Ten of the forty-four Bartok “Violin Duos” from the 1930s followed, a repeat of part of WCM’s July 22 program in North Branch. (See separate review “WCM’s Duo Violin Concert.”) Each selection was based on various ethnic folk tunes, and the genius of Bartok was evident. The variety and range of colors and sounds and rhythms and scales and harmonies and melodies were all masterfully created with just two voices. An awe-inspiring achievement.
The Impressionist period piece was Debussy’s “Sonata for Cello & Piano (1915),” a mature work. It was the first of a planned series of six sonatas. Debussy only completed two others, the “Sonata for violin and piano” and the “Sonata for flute, viola and harp.” This sonata is quite short, as instrumental/piano sonatas go. It is typical of Debussy’s style, and is quite demanding technically for the cello. It contains a good deal of false harmonics which are always colorful to hear and fun to watch being created. Because it is a masterwork, it has become a mainstay of the cello repertoire.
The “Contemporary” piece, Dutilleux (b.1916) “Sonatine for Flute and Piano,” is an early piece. It was written in 1943, only a few years after Bartok’s duos, but it sounded more modern to me than Bartok. Dutilleux is almost 100 years old and still composing. His music follows Debussy and Ravel, Bartok and Stravinsky. He really is not of a particular school, and his syncopations are jazz-like. Revered as a major composer of the second half of the 20th Century, artists no less than Mstislav Rostropovich and Isaac Stern have commissioned Dutilleux (pronounced due-tee-yerh) to write works for them.

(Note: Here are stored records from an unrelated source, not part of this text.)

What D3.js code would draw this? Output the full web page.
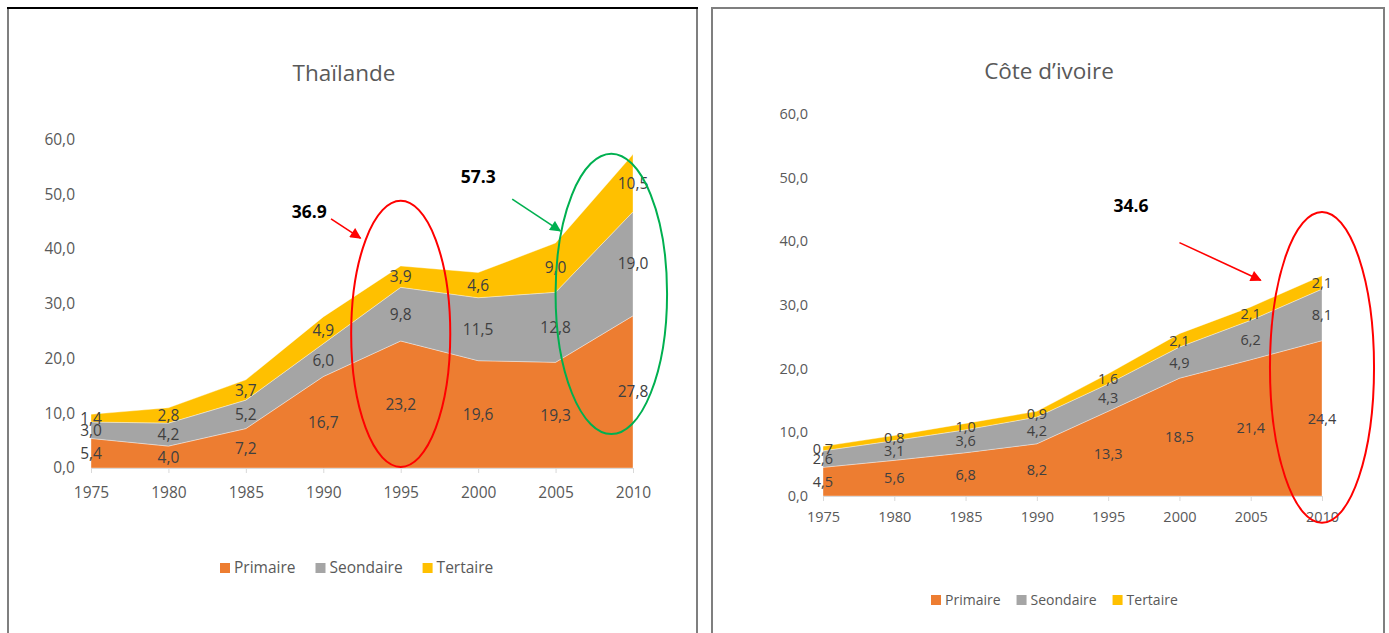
<!DOCTYPE html>
<html>
<head>
<meta charset="utf-8">
<script src="https://cdn.jsdelivr.net/npm/d3@7"></script>
<style>
  body { margin: 0; background: #fff; }
  svg text { font-family: "Open Sans", sans-serif; }
</style>
</head>
<body>
<svg id="chart" width="1389" height="633"></svg>
<script>
"use strict";

// ==========================
// data
// ==========================
var years = [1975, 1980, 1985, 1990, 1995, 2000, 2005, 2010];
var seriesNames = ["Primaire", "Seondaire", "Tertaire"];
var yTicks = [0, 10, 20, 30, 40, 50, 60];

var thaiPrimaire = [5.4, 4.0, 7.2, 16.7, 23.2, 19.6, 19.3, 27.8];
var thaiSecondaire = [3.0, 4.2, 5.2, 6.0, 9.8, 11.5, 12.8, 19.0];
var thaiTertiaire = [1.4, 2.8, 3.7, 4.9, 3.9, 4.6, 9.0, 10.5];

var civPrimaire = [4.5, 5.6, 6.8, 8.2, 13.3, 18.5, 21.4, 24.4];
var civSecondaire = [2.6, 3.1, 3.6, 4.2, 4.3, 4.9, 6.2, 8.1];
var civTertiaire = [0.7, 0.8, 1.0, 0.9, 1.6, 2.1, 2.1, 2.1];

// annotations (year, value)
var thaiNotes = [
  { text: "36.9", at: [1989.1, 46.8], from: [1990.5, 45.5], to: [1992.4, 42.0], color: "#ff0000",
    ellipse: { c: [1995, 24.5], r: [3.2, 24.3] } },
  { text: "57.3", at: [2000.0, 53.2], from: [2002.2, 49.1], to: [2005.3, 43.3], color: "#00b050",
    ellipse: { c: [2008.6, 31.8], r: [3.6, 25.6] } }
];
var civNotes = [
  { text: "34.6", at: [1996.6, 45.5], from: [2000.0, 39.8], to: [2005.7, 33.9], color: "#ff0000",
    ellipse: { c: [2010, 20.2], r: [3.65, 24.4] } }
];

var colors = { Primaire: "#ed7d31", Seondaire: "#a5a5a5", Tertaire: "#ffc000" };

var svg = d3.select("#chart");

var defs = svg.append("defs");
["#ff0000", "#00b050"].forEach(function (c) {
  defs.append("marker").attr("id", "arrow" + c.slice(1))
    .attr("viewBox", "0 0 10 10").attr("refX", 9).attr("refY", 5)
    .attr("markerWidth", 13).attr("markerHeight", 11).attr("orient", "auto")
    .attr("markerUnits", "userSpaceOnUse")
    .append("path").attr("d", "M0,0L10,5L0,10z").attr("fill", c);
});

// ==========================
// panel
// ==========================
function drawPanel(cfg) {
  var b = cfg.box;
  svg.append("rect")
    .attr("x", b[0]).attr("y", b[1])
    .attr("width", b[2]).attr("height", b[3])
    .attr("fill", "none").attr("stroke", "#7f7f7f").attr("stroke-width", 2);
  svg.append("line")
    .attr("x1", b[0] - 1).attr("x2", b[0] + b[2] + 1).attr("y1", b[1]).attr("y2", b[1])
    .attr("stroke", cfg.topStroke).attr("stroke-width", 2);

  var rows = years.map(function (y, i) {
    return { year: y, Primaire: cfg.p[i], Seondaire: cfg.s[i], Tertaire: cfg.t[i] };
  });
  var stacked = d3.stack().keys(seriesNames)(rows);

  var x = d3.scaleLinear().domain([1975, 2010]).range(cfg.xr);
  var y = d3.scaleLinear().domain([0, 60]).range(cfg.yr);

  var g = svg.append("g");

  var area = d3.area()
    .x(function (d) { return x(d.data.year); })
    .y0(function (d) { return y(d[0]); })
    .y1(function (d) { return y(d[1]); });

  g.selectAll(".area").data(stacked).enter().append("path")
    .attr("class", "area")
    .attr("d", area)
    .attr("fill", function (d) { return colors[d.key]; })
    .attr("stroke", "rgba(255,255,255,0.45)").attr("stroke-width", 0.8);

  // x axis
  var xAxis = g.append("g").attr("transform", "translate(0," + y(0) + ")")
    .call(d3.axisBottom(x).tickValues(years).tickFormat(d3.format("d")).tickSize(5).tickPadding(cfg.xPad));
  xAxis.select(".domain").attr("stroke", "#d9d9d9");
  xAxis.selectAll(".tick line").attr("stroke", "#d9d9d9");
  xAxis.selectAll("text").attr("fill", "#595959").style("font-size", cfg.fs + "px")
    .style("font-family", "'Open Sans', sans-serif");

  // y axis
  var yAxis = g.append("g").attr("transform", "translate(" + cfg.yLabelX + ",0)")
    .call(d3.axisLeft(y).tickValues(yTicks).tickSize(0).tickPadding(0)
      .tickFormat(function (d) { return d3.format(".1f")(d).replace(".", ","); }));
  yAxis.select(".domain").remove();
  yAxis.selectAll("text").attr("fill", "#595959").style("font-size", cfg.fs + "px")
    .style("font-family", "'Open Sans', sans-serif");

  // data labels
  stacked.forEach(function (layer) {
    g.selectAll(null).data(layer).enter().append("text")
      .attr("x", function (d) { return x(d.data.year); })
      .attr("y", function (d) { return y((d[0] + d[1]) / 2); })
      .attr("dy", "0.36em")
      .attr("text-anchor", "middle")
      .attr("fill", "#404040")
      .style("font-size", cfg.fs + "px")
      .text(function (d) { return d3.format(".1f")(d.data[layer.key]).replace(".", ","); });
  });

  // title
  svg.append("text").attr("x", cfg.title[1]).attr("y", cfg.title[2])
    .attr("text-anchor", "middle").attr("dy", "0.35em")
    .attr("fill", "#595959").style("font-size", "22.5px")
    .text(cfg.title[0]);

  // legend
  var lg = svg.append("g").attr("transform", "translate(" + cfg.legend[0] + "," + cfg.legend[1] + ")");
  var lx = 0;
  seriesNames.forEach(function (k) {
    lg.append("rect").attr("x", lx).attr("y", -5).attr("width", 10).attr("height", 10).attr("fill", colors[k]);
    var t = lg.append("text").attr("x", lx + 14).attr("y", 0).attr("dy", "0.35em")
      .attr("fill", "#595959").style("font-size", cfg.lfs + "px").text(k);
    lx += 14 + t.node().getComputedTextLength() + cfg.legendGap;
  });

  // annotations
  cfg.notes.forEach(function (n) {
    g.append("ellipse")
      .attr("cx", x(n.ellipse.c[0])).attr("cy", y(n.ellipse.c[1]))
      .attr("rx", x(n.ellipse.c[0] + n.ellipse.r[0]) - x(n.ellipse.c[0]))
      .attr("ry", y(0) - y(n.ellipse.r[1]))
      .attr("fill", "none").attr("stroke", n.color).attr("stroke-width", 2);
    g.append("line")
      .attr("x1", x(n.from[0])).attr("y1", y(n.from[1]))
      .attr("x2", x(n.to[0])).attr("y2", y(n.to[1]))
      .attr("stroke", n.color).attr("stroke-width", 1.6)
      .attr("marker-end", "url(#arrow" + n.color.slice(1) + ")");
    g.append("text")
      .attr("x", x(n.at[0])).attr("y", y(n.at[1])).attr("dy", "0.35em")
      .attr("text-anchor", "middle").attr("font-weight", "bold")
      .attr("fill", "#000").style("font-size", "17.5px").text(n.text);
  });
}

drawPanel({
  box: [8, 8, 689, 650], topStroke: "#000",
  p: thaiPrimaire, s: thaiSecondaire, t: thaiTertiaire,
  xr: [91, 633], yr: [468, 139.5], yLabelX: 75, fs: 15.5, lfs: 15.5, xPad: 14,
  title: ["Thaïlande", 344, 73],
  legend: [220, 568], legendGap: 20,
  notes: thaiNotes
});

drawPanel({
  box: [712, 8, 672, 650], topStroke: "#7f7f7f",
  p: civPrimaire, s: civSecondaire, t: civTertiaire,
  xr: [823, 1322], yr: [496, 114], yLabelX: 808, fs: 14.5, lfs: 14, xPad: 11,
  title: ["Côte d\u2019ivoire", 1049, 71],
  legend: [931, 600], legendGap: 16,
  notes: civNotes
});
</script>
</body>
</html>
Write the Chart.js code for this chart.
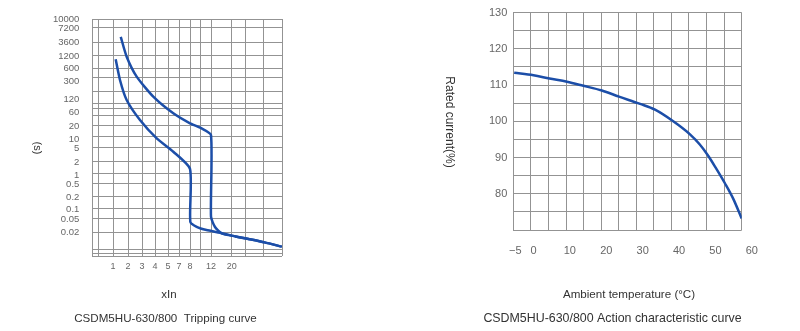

The Romantic period was in evidence with Faure’s, Piano Quartet # 1 in c, Opus 15. An early masterpiece, stylistically it seemed more Romantic than French, which is to say that it really follows in the footsteps of Schumann or Mendelssohn. Since Berlioz was not a chamber music composer, nor were Gounod and Lalo, it is difficult to think of a Classical or Romantic French composer who might have influenced Faure. Obviously, Faure is his own man, and it was really quite clear with this piece that his voice is unique and ergo HIS music style is THE French influence on later Gallic composers, both Romantic and Impressionistic. His colors and textures were, to me, the most emotional of all the program, so wondrous that I never had time to consider how his new-French sound contrasted with the other pieces.
Ending the concert with Faure’s piece was a clever choice of Pearce’s because it has a deep and profound (and gorgeously somber) Adagio movement, an outstanding work of art in itself, followed by a burst of energy in the last movement. All in all, a “perfect” piece.
The evening received its stamp of informality with a, once again, half-hour pre-concert MusicTalk by composer/musicologist Andrew Waggoner and Judith Pearce’s always warm welcome. And this time also by Tannis Gibson’s reversing of her July 17 red-top & black-bottom Spanish flair skirt, with a black-top & maroon-bottom flair skirt. Charming.
The World Class performers for the evening, Judith Pearce, Flute; Nurit Pacht, violin; Yuval Waldman, violin/viola; Caroline Stinson (above right photo), cello and Tannis Gibson, piano were technically thrilling to watch and emotionally moving to listen to. So much so, that if I were asked to create a theme for the WCM 2011 concerts based on both this particular offering and the entire Festival, I would choose “Powerful, Powerful and Powerful.”